By Tim McGivern
Dude, where's my congresswoman? The Republicans in Congress, at least those in control of the House of Representatives, no longer care about ethics or good government. What they care about is power. That, we know for sure, following the disgraceful Republican Conference meeting last month where GOP congressmen revised ethics rules so that Tom DeLay, the Republican majority leader, could continue at his post while being investigated for corruption in his home state of Texas. The Republicans said poor Tom was just the victim of a partisan attack and had done nothing wrong and therefore shouldn't lose his post for a little ol' Grand Jury indictment.
What a joke. You might recall, the GOP had been big champions of ethics rules and good government—hell, they even claimed to be fiscal conservatives—back in the days when the Dems had control of Congress. Instead, when the Republicans voted to weaken their own ethics rules, they did so by an unrecorded vote, so none would be held to account.
I called Rep.

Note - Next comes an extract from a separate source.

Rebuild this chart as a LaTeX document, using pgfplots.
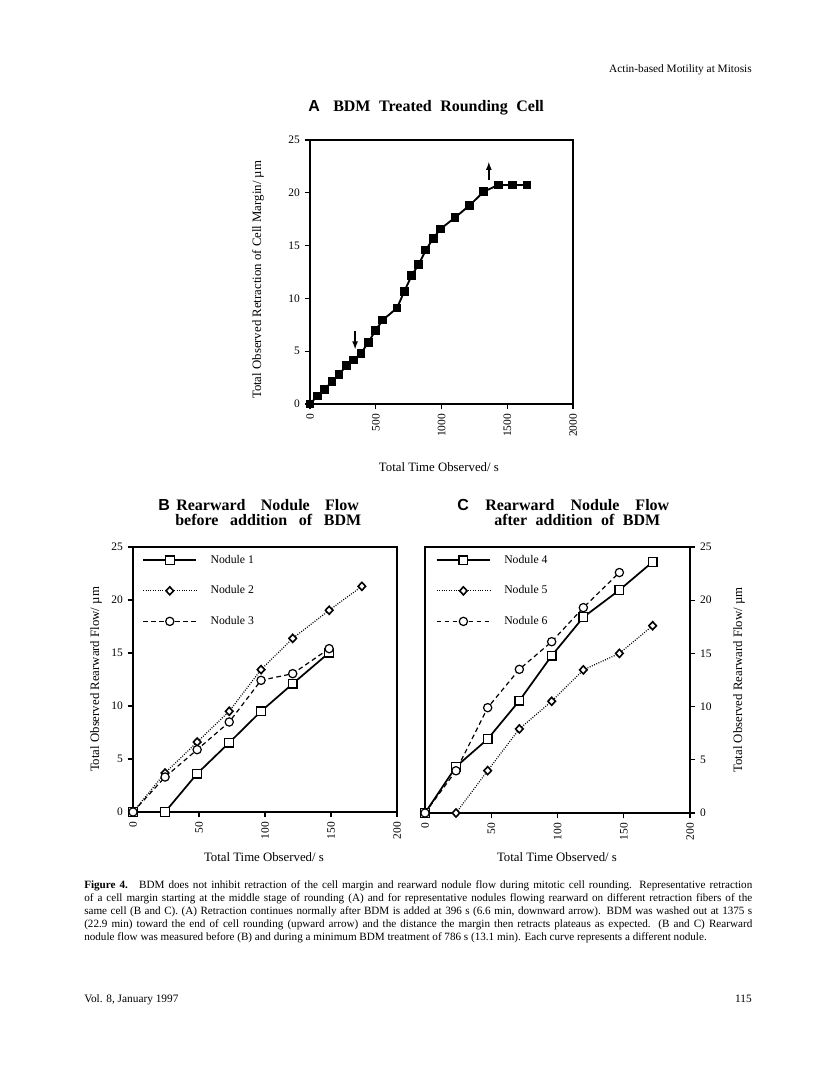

Heather Wilson's office last week and was told she voted against the rule change. Awesome news. Except, who knows if this is really true, since the voting was done by voice, and any one of the elected officials who voted for it could turn around and deny it without any public reckoning. What's more, if Wilson really was opposed to the rule change, and really is someone who isn't afraid to buck her own party, she, of course, could have asked for a recorded vote. She could have made a defiant statement on the House floor or held a press conference condemning it loudly. But she didn't. Instead, her website posted this duplicitous statement: "While I respect the concern that prosecutors could pursue politically motivated indictments, I disagreed with this rule change and voted no."
On another subject and to her credit, Wilson included an informed explanation of why she was one of a handful of Republicans who voted against the House bill to implement the 9-11 commission recommendations in her recent e-newsletter. Read it at (wilson.house.gov/
Who let the blogs out? It seems like just yesterday that the most popular word on the Internets was sex. And, well, knowing what we do about human nature, it probably still is. But according to Merriam-Webster Online (www.m-w.com), the number one "Word of the Year" in 2004 based on "your online lookups" at the web-based dictionary was none other than "blog." Not bad for a word that didn't make its debut in the dictionary until 1999, when Webster's described it as : Blog noun [short for Weblog]: a website that contains an online personal journal with reflections, comments, and often hyperlinks provided by the writer.
Some of the blogospere's more notable 2004 scoops included George W. Bush's mysterious bulge in the back of his blazer during the first presidential debate, exposing a dubious CBS news report questioning Bush's military record, and photos of Britney Spears' alleged booze-fueled, late night nuptials.